> _TO BE DONE_
Write out the whole listing again, exactly.

> _DATA EXCERPT_

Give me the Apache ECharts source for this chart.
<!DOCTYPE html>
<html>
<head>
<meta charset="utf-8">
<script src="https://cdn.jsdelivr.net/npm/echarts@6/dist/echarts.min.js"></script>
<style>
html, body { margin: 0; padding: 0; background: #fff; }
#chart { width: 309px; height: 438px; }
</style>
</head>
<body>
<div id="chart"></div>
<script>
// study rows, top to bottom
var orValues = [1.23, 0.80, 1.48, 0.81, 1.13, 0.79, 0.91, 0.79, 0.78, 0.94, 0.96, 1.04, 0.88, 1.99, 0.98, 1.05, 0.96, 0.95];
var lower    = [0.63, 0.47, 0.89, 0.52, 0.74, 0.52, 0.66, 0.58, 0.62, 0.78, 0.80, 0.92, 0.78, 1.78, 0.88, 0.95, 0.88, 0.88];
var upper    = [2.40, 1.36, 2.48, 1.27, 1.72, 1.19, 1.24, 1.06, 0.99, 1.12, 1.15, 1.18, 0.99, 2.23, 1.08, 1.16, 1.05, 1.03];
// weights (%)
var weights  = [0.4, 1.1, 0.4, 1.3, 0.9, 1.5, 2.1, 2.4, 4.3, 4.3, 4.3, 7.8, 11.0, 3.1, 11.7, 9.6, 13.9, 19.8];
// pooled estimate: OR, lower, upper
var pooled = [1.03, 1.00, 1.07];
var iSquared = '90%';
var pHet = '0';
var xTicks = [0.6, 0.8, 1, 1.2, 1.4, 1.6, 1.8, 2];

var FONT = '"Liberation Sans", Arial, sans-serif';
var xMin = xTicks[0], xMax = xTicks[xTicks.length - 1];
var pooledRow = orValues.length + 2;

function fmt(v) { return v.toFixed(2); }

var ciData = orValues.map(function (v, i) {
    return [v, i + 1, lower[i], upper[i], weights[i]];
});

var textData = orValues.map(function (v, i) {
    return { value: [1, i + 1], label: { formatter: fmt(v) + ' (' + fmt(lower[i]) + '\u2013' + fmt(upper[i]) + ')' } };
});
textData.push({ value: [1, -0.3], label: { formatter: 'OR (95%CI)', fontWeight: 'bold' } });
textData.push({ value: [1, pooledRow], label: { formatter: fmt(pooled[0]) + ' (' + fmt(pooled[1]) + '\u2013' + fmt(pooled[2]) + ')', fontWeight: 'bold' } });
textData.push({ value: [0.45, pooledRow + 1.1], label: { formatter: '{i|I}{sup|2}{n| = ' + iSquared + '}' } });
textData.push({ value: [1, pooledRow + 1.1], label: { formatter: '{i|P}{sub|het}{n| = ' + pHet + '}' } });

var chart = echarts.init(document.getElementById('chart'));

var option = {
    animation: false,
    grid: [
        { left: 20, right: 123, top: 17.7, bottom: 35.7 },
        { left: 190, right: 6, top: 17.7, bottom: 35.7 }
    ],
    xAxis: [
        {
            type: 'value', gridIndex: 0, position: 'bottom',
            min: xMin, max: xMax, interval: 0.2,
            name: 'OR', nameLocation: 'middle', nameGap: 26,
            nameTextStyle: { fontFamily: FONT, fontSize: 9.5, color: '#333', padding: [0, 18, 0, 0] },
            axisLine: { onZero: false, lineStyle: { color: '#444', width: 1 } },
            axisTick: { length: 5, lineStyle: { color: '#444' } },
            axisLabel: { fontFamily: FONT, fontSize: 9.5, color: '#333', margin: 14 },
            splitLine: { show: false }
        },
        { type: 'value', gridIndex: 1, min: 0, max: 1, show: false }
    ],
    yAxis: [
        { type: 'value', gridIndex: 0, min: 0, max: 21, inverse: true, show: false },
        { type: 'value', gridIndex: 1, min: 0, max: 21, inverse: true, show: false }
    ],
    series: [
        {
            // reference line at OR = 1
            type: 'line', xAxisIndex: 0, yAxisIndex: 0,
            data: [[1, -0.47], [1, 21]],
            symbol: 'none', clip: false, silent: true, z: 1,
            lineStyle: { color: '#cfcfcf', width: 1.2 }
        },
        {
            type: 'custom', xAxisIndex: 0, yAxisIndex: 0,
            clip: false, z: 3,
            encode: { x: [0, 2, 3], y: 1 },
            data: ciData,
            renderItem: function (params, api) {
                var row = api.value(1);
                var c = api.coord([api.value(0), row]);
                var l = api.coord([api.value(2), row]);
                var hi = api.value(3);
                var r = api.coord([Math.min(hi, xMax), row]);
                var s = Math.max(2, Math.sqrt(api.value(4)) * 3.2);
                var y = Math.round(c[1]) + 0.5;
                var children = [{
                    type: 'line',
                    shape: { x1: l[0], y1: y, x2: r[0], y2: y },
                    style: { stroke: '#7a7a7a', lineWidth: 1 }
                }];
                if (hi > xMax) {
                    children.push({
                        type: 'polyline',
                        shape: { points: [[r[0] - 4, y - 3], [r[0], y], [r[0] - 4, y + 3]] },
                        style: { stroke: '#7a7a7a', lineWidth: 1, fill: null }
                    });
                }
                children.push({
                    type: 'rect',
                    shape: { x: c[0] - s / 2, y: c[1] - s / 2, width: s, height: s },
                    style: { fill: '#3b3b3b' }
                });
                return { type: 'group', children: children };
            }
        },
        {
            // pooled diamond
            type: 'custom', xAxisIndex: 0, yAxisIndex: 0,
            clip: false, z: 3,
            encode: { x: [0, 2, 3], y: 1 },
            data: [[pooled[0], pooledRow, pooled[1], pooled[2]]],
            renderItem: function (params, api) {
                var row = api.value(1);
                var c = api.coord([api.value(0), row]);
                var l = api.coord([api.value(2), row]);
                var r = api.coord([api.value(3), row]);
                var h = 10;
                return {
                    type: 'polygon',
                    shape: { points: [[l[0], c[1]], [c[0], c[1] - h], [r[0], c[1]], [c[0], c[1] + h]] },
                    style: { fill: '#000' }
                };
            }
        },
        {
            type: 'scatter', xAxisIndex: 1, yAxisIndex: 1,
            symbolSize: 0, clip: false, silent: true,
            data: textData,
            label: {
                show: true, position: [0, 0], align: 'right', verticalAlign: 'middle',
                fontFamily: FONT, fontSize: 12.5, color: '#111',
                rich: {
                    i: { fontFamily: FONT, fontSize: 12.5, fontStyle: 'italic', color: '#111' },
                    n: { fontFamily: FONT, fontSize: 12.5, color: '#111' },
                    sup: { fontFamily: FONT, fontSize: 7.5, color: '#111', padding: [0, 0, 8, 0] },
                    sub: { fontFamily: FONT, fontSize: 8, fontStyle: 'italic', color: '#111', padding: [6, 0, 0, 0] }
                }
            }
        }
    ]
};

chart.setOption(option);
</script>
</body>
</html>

> _EXERCISE ANSWER_
Give me the Apache ECharts source for this chart.
<!DOCTYPE html>
<html>
<head>
<meta charset="utf-8">
<script src="https://cdn.jsdelivr.net/npm/echarts@6/dist/echarts.min.js"></script>
<style>
html, body { margin: 0; padding: 0; background: #fff; }
#chart { width: 309px; height: 438px; }
</style>
</head>
<body>
<div id="chart"></div>
<script>
// study rows, top to bottom
var orValues = [1.23, 0.80, 1.48, 0.81, 1.13, 0.79, 0.91, 0.79, 0.78, 0.94, 0.96, 1.04, 0.88, 1.99, 0.98, 1.05, 0.96, 0.95];
var lower    = [0.63, 0.47, 0.89, 0.52, 0.74, 0.52, 0.66, 0.58, 0.62, 0.78, 0.80, 0.92, 0.78, 1.78, 0.88, 0.95, 0.88, 0.88];
var upper    = [2.40, 1.36, 2.48, 1.27, 1.72, 1.19, 1.24, 1.06, 0.99, 1.12, 1.15, 1.18, 0.99, 2.23, 1.08, 1.16, 1.05, 1.03];
// weights (%)
var weights  = [0.4, 1.1, 0.4, 1.3, 0.9, 1.5, 2.1, 2.4, 4.3, 4.3, 4.3, 7.8, 11.0, 3.1, 11.7, 9.6, 13.9, 19.8];
// pooled estimate: OR, lower, upper
var pooled = [1.03, 1.00, 1.07];
var iSquared = '90%';
var pHet = '0';
var xTicks = [0.6, 0.8, 1, 1.2, 1.4, 1.6, 1.8, 2];

var FONT = '"Liberation Sans", Arial, sans-serif';
var xMin = xTicks[0], xMax = xTicks[xTicks.length - 1];
var pooledRow = orValues.length + 2;

function fmt(v) { return v.toFixed(2); }

var ciData = orValues.map(function (v, i) {
    return [v, i + 1, lower[i], upper[i], weights[i]];
});

var textData = orValues.map(function (v, i) {
    return { value: [1, i + 1], label: { formatter: fmt(v) + ' (' + fmt(lower[i]) + '\u2013' + fmt(upper[i]) + ')' } };
});
textData.push({ value: [1, -0.3], label: { formatter: 'OR (95%CI)', fontWeight: 'bold' } });
textData.push({ value: [1, pooledRow], label: { formatter: fmt(pooled[0]) + ' (' + fmt(pooled[1]) + '\u2013' + fmt(pooled[2]) + ')', fontWeight: 'bold' } });
textData.push({ value: [0.45, pooledRow + 1.1], label: { formatter: '{i|I}{sup|2}{n| = ' + iSquared + '}' } });
textData.push({ value: [1, pooledRow + 1.1], label: { formatter: '{i|P}{sub|het}{n| = ' + pHet + '}' } });

var chart = echarts.init(document.getElementById('chart'));

var option = {
    animation: false,
    grid: [
        { left: 20, right: 123, top: 17.7, bottom: 35.7 },
        { left: 190, right: 6, top: 17.7, bottom: 35.7 }
    ],
    xAxis: [
        {
            type: 'value', gridIndex: 0, position: 'bottom',
            min: xMin, max: xMax, interval: 0.2,
            name: 'OR', nameLocation: 'middle', nameGap: 26,
            nameTextStyle: { fontFamily: FONT, fontSize: 9.5, color: '#333', padding: [0, 18, 0, 0] },
            axisLine: { onZero: false, lineStyle: { color: '#444', width: 1 } },
            axisTick: { length: 5, lineStyle: { color: '#444' } },
            axisLabel: { fontFamily: FONT, fontSize: 9.5, color: '#333', margin: 14 },
            splitLine: { show: false }
        },
        { type: 'value', gridIndex: 1, min: 0, max: 1, show: false }
    ],
    yAxis: [
        { type: 'value', gridIndex: 0, min: 0, max: 21, inverse: true, show: false },
        { type: 'value', gridIndex: 1, min: 0, max: 21, inverse: true, show: false }
    ],
    series: [
        {
            // reference line at OR = 1
            type: 'line', xAxisIndex: 0, yAxisIndex: 0,
            data: [[1, -0.47], [1, 21]],
            symbol: 'none', clip: false, silent: true, z: 1,
            lineStyle: { color: '#cfcfcf', width: 1.2 }
        },
        {
            type: 'custom', xAxisIndex: 0, yAxisIndex: 0,
            clip: false, z: 3,
            encode: { x: [0, 2, 3], y: 1 },
            data: ciData,
            renderItem: function (params, api) {
                var row = api.value(1);
                var c = api.coord([api.value(0), row]);
                var l = api.coord([api.value(2), row]);
                var hi = api.value(3);
                var r = api.coord([Math.min(hi, xMax), row]);
                var s = Math.max(2, Math.sqrt(api.value(4)) * 3.2);
                var y = Math.round(c[1]) + 0.5;
                var children = [{
                    type: 'line',
                    shape: { x1: l[0], y1: y, x2: r[0], y2: y },
                    style: { stroke: '#7a7a7a', lineWidth: 1 }
                }];
                if (hi > xMax) {
                    children.push({
                        type: 'polyline',
                        shape: { points: [[r[0] - 4, y - 3], [r[0], y], [r[0] - 4, y + 3]] },
                        style: { stroke: '#7a7a7a', lineWidth: 1, fill: null }
                    });
                }
                children.push({
                    type: 'rect',
                    shape: { x: c[0] - s / 2, y: c[1] - s / 2, width: s, height: s },
                    style: { fill: '#3b3b3b' }
                });
                return { type: 'group', children: children };
            }
        },
        {
            // pooled diamond
            type: 'custom', xAxisIndex: 0, yAxisIndex: 0,
            clip: false, z: 3,
            encode: { x: [0, 2, 3], y: 1 },
            data: [[pooled[0], pooledRow, pooled[1], pooled[2]]],
            renderItem: function (params, api) {
                var row = api.value(1);
                var c = api.coord([api.value(0), row]);
                var l = api.coord([api.value(2), row]);
                var r = api.coord([api.value(3), row]);
                var h = 10;
                return {
                    type: 'polygon',
                    shape: { points: [[l[0], c[1]], [c[0], c[1] - h], [r[0], c[1]], [c[0], c[1] + h]] },
                    style: { fill: '#000' }
                };
            }
        },
        {
            type: 'scatter', xAxisIndex: 1, yAxisIndex: 1,
            symbolSize: 0, clip: false, silent: true,
            data: textData,
            label: {
                show: true, position: [0, 0], align: 'right', verticalAlign: 'middle',
                fontFamily: FONT, fontSize: 12.5, color: '#111',
                rich: {
                    i: { fontFamily: FONT, fontSize: 12.5, fontStyle: 'italic', color: '#111' },
                    n: { fontFamily: FONT, fontSize: 12.5, color: '#111' },
                    sup: { fontFamily: FONT, fontSize: 7.5, color: '#111', padding: [0, 0, 8, 0] },
                    sub: { fontFamily: FONT, fontSize: 8, fontStyle: 'italic', color: '#111', padding: [6, 0, 0, 0] }
                }
            }
        }
    ]
};

chart.setOption(option);
</script>
</body>
</html>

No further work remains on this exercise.